09 fevereiro 2021

criticar sem generalizar

No fim do ensaio do coro por zoom ficámos alguns minutos na conversa. Uma das colegas anunciou muito satisfeita que o pai, de 92 anos, vai ser vacinado amanhã. Mora na zona de Frankfurt. Outra disse que os pais e os sogros, também nonagenários, só vão receber a vacina em Março. Moram em Brandeburgo. Já a minha sogra, no sul da Alemanha, está a poucos dias de receber a segunda dose, apesar de ser uma jovem de oitenta e poucos anos. É estranho assistir a esta disparidade entre as Länder.  

Alguns colegas de coro começaram a falar dos espertinhos - como o político que se ofereceu (juntamente com os seus próximos) para tomar as vacinas que se iam estragar, argumentando que assim davam um bom exemplo aos renitentes. Cada pessoa tinha um caso para contar. E eu ouvia, divertida.

Aparentemente, na Alemanha também há muitos espertalhões. A grande diferença em relação ao que vejo em Portugal - e isso impressionou-me realmente - é que falavam deles como casos individuais. Reprovavam, mas não generalizavam. Nenhuma daquelas pessoas concluiu, com base nestes casos, que "este país é só corrupção" ou "estamos entregues à bicharada". 

Uma das frases que ouço frequentemente na Alemanha, quando se conhecem casos de alguém que se desvia dos valores comuns desta sociedade, é: "nós não somos assim". Mesmo que um ou outro descarrile e se afaste do que é considerado por todos como o caminho certo, a comunidade sabe quais são os seus valores e tem brio em respeitá-los. Os prevaricadores não são nem espelho da sociedade nem exemplo que desculpa os erros dos outros. São prevaricadores.
E isso é dito com todas as letras, como um veredicto que os deve cobrir de vergonha. 

Já em Portugal: li algures que, juntando os casos de sujeitos que abusaram do seu poder para serem vacinados antes dos outros e os casos de decisões precipitadas devido à urgência, como foi o daquela padaria, houve até agora 300 casos de vacinas que foram dadas sem respeitar as prioridades.
300 casos em 160.000. 

Isso quer dizer que 99,8% das vacinas foram dadas respeitando os critérios de prioridade. Mas o que ouço a muitos portugueses - nas redes sociais e na vida real - é o escândalo por causa das vacinas desviadas, e que "este país é só corrupção" e que "estamos entregues à bicharada". 
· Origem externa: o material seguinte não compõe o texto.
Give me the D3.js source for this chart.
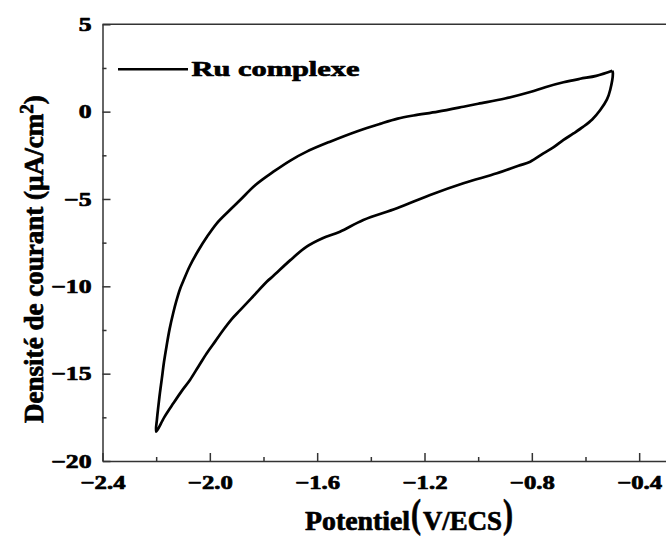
<!DOCTYPE html>
<html>
<head>
<meta charset="utf-8">
<script src="https://cdn.jsdelivr.net/npm/d3@7"></script>
<style>
  html, body { margin: 0; padding: 0; background: #fff; }
  svg { display: block; }
  text { font-family: "Liberation Serif", "Times New Roman", serif; font-weight: bold; fill: #000; }
</style>
</head>
<body>
<svg id="chart" width="666" height="537"></svg>
<script>
// ---- data ----
const potential = [
  -0.500, -0.560, -0.620, -0.682, -0.750, -0.806, -0.900, -1.000, -1.055, -1.150,
  -1.241, -1.300, -1.366, -1.450, -1.552, -1.639, -1.700, -1.763, -1.830, -1.887,
  -1.930, -1.974, -2.010, -2.043, -2.075, -2.099, -2.111, -2.125, -2.136, -2.150,
  -2.161, -2.171, -2.179, -2.186, -2.192, -2.197, -2.200,
  -2.170, -2.136, -2.105, -2.074, -2.043, -2.012, -1.980, -1.950, -1.920, -1.887,
  -1.840, -1.788, -1.763, -1.700, -1.639, -1.580, -1.515, -1.428, -1.303, -1.179,
  -1.055, -0.930, -0.850, -0.806, -0.757, -0.720, -0.682, -0.645, -0.608, -0.575,
  -0.545, -0.520, -0.508, -0.498, -0.500
];
const currentDensity = [
  2.34, 2.05, 1.88, 1.68, 1.40, 1.12, 0.75, 0.45, 0.28, 0.00,
  -0.22, -0.40, -0.70, -1.12, -1.72, -2.29, -2.80, -3.44, -4.20, -5.06,
  -5.70, -6.39, -7.15, -7.95, -8.85, -9.70, -10.15, -10.85, -11.50, -12.45,
  -13.40, -14.35, -15.30, -16.10, -16.89, -17.60, -18.32,
  -17.50, -16.70, -16.00, -15.36, -14.60, -13.84, -13.15, -12.50, -11.90, -11.36,
  -10.60, -9.74, -9.40, -8.50, -7.73, -7.25, -6.87, -6.20, -5.53, -4.77,
  -4.10, -3.53, -3.10, -2.87, -2.39, -2.05, -1.62, -1.25, -0.86, -0.45,
  0.09, 0.70, 1.24, 2.19, 2.34
];
const seriesName = "Ru complexe";
const xMajorTicks = [-2.4, -2.0, -1.6, -1.2, -0.8, -0.4];
const xMinorTicks = [-2.2, -1.8, -1.4, -1.0, -0.6];
const yMajorTicks = [5, 0, -5, -10, -15, -20];
const yMinorTicks = [2.5, -2.5, -7.5, -12.5, -17.5];
const xTitle = "Potentiel";
const xUnit = "V/ECS";
const yTitle = "Densité de courant (µA/cm";

// ---- layout ----
const svg = d3.select("#chart");
const mLeft = 102.5, mRight = 666, mTop = 24.3, mBottom = 461;
const x = d3.scaleLinear().domain([-2.4, -0.3]).range([mLeft, mRight]);
const y = d3.scaleLinear().domain([-20, 5]).range([mBottom, mTop]);
const heavy = sel => sel.attr("stroke", "#000").attr("stroke-width", 0.7).attr("stroke-linejoin", "round");

function stretch(sel, k) {
  sel.each(function() {
    const w = this.getComputedTextLength();
    d3.select(this).attr("textLength", w * k).attr("lengthAdjust", "spacingAndGlyphs");
  });
}

// top frame line
svg.append("line").attr("x1", mLeft).attr("x2", mRight).attr("y1", mTop).attr("y2", mTop)
  .attr("stroke", "#333").attr("stroke-width", 1.5);

// bottom axis
const gx = svg.append("g").attr("transform", `translate(0,${mBottom})`)
  .call(d3.axisBottom(x).tickValues(xMajorTicks).tickFormat(d => d3.format(".1f")(d))
    .tickSizeInner(-8).tickSizeOuter(0).tickPadding(15));
const gxm = svg.append("g").attr("transform", `translate(0,${mBottom})`)
  .call(d3.axisBottom(x).tickValues(xMinorTicks).tickFormat("")
    .tickSizeInner(-4).tickSizeOuter(0));
gxm.select(".domain").remove();

// left axis
const gy = svg.append("g").attr("transform", `translate(${mLeft},0)`)
  .call(d3.axisLeft(y).tickValues(yMajorTicks).tickFormat(d => d3.format("d")(d))
    .tickSizeInner(-8).tickSizeOuter(0).tickPadding(11));
const gym = svg.append("g").attr("transform", `translate(${mLeft},0)`)
  .call(d3.axisLeft(y).tickValues(yMinorTicks).tickFormat("")
    .tickSizeInner(-4).tickSizeOuter(0));
gym.select(".domain").remove();

[gx, gxm, gy, gym].forEach(g => {
  g.selectAll(".domain").attr("stroke", "#333").attr("stroke-width", 1.5);
  g.selectAll(".tick line").attr("stroke", "#333").attr("stroke-width", 1.5);
});
[gx, gy].forEach(g => {
  g.selectAll(".tick text")
    .attr("font-family", "Liberation Serif, serif")
    .attr("font-weight", "bold")
    .attr("font-size", 19)
    .attr("fill", "#000")
    .call(heavy);
});
stretch(gx.selectAll(".tick text"), 1.3);
stretch(gy.selectAll(".tick text"), 1.35);

// data line
const pts = potential.map((p, i) => [p, currentDensity[i]]);
const line = d3.line().x(d => x(d[0])).y(d => y(d[1])).curve(d3.curveCatmullRom.alpha(0.5));
svg.append("path").datum(pts).attr("d", line)
  .attr("fill", "none").attr("stroke", "#000").attr("stroke-width", 2.7)
  .attr("stroke-linejoin", "round");

// legend
svg.append("line").attr("x1", 118).attr("x2", 188).attr("y1", 69.3).attr("y2", 69.3)
  .attr("stroke", "#000").attr("stroke-width", 2.6);
svg.append("text").attr("x", 191.5).attr("y", 75.5).attr("font-size", 22)
  .attr("textLength", 168).attr("lengthAdjust", "spacingAndGlyphs").text(seriesName).call(heavy);

// x title
svg.append("text").attr("x", 305).attr("y", 530).attr("font-size", 27)
  .attr("textLength", 105).attr("lengthAdjust", "spacingAndGlyphs").text(xTitle).call(heavy);
svg.append("text").attr("x", 411).attr("y", 527).attr("font-size", 40).attr("font-weight", "normal")
  .attr("textLength", 10).attr("lengthAdjust", "spacingAndGlyphs").text("(").call(heavy);
svg.append("text").attr("x", 423).attr("y", 530).attr("font-size", 27)
  .attr("textLength", 79).attr("lengthAdjust", "spacingAndGlyphs").text(xUnit).call(heavy);
svg.append("text").attr("x", 503).attr("y", 527).attr("font-size", 40).attr("font-weight", "normal")
  .attr("textLength", 10).attr("lengthAdjust", "spacingAndGlyphs").text(")").call(heavy);

// y title
const yt = svg.append("text").attr("font-size", 27).call(heavy);
yt.append("tspan").text(yTitle);
yt.append("tspan").attr("font-size", 19).attr("dy", -10).text("2");
yt.append("tspan").attr("dy", 10).text(")");
const yw = yt.node().getComputedTextLength();
const sx = 328 / yw;
yt.attr("transform", `translate(43,423) rotate(-90) scale(${sx},1)`);
</script>
</body>
</html>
Que é como quem diz: "self fulfilling prophecy" em português.


6 comentários:

jj.amarante disse...

Na Alemanha também existe o aforismo: Os cães ladram e a caravana passa? Ou é algo que nos veio dos árabes ou dos berberes?

Helena Araújo disse...

Conheço o "cão que ladra não morde".

if disse...

Como gosto de vos ler! Ob2

Associação Cultural Vale de Santarém-Identidade e Memória disse...

É corrente, em Portugal, de facto, ampliarmos de modo exageradíssimo o que acontece pontualmente, em muita reduzida frequência e quantidade, passando para uma caracterização generalizada do tipo "somos um país de ladrões, de corruptos, de...". Este é o "discurso" mais inadequado, além de longe da verdade. No contexto actual, sobretudo, tem servido para arregimentar pessoas e angariar votos, por parte da extrema-direita. Por exemplo, quando dizem "há metade do país a trabalhar para a outra metade estar a viver à nossa custa", isto serve para instalar uma avaliação desse tipo e, daí, dela tirar partido. Algo convirá fazer, da parte de quem tem meios e conhecimentos para isso (na comunicação social, nas redes sociais) para opor uma visão sensata a esta manipulação.

JCS disse...

Em geral, o português terá um sentido crítico muito apurado. Em geral, o alemão terá um sentido de autocrítica muito apurado.
Será isto? :)

Helena Araújo disse...

eu diria que a crítica do "português" é muito estilo bota-abaixo e a do "alemão" é muito bota-acima. Uma crítica serve a desilusão, e a outra serve a correcção dos erros.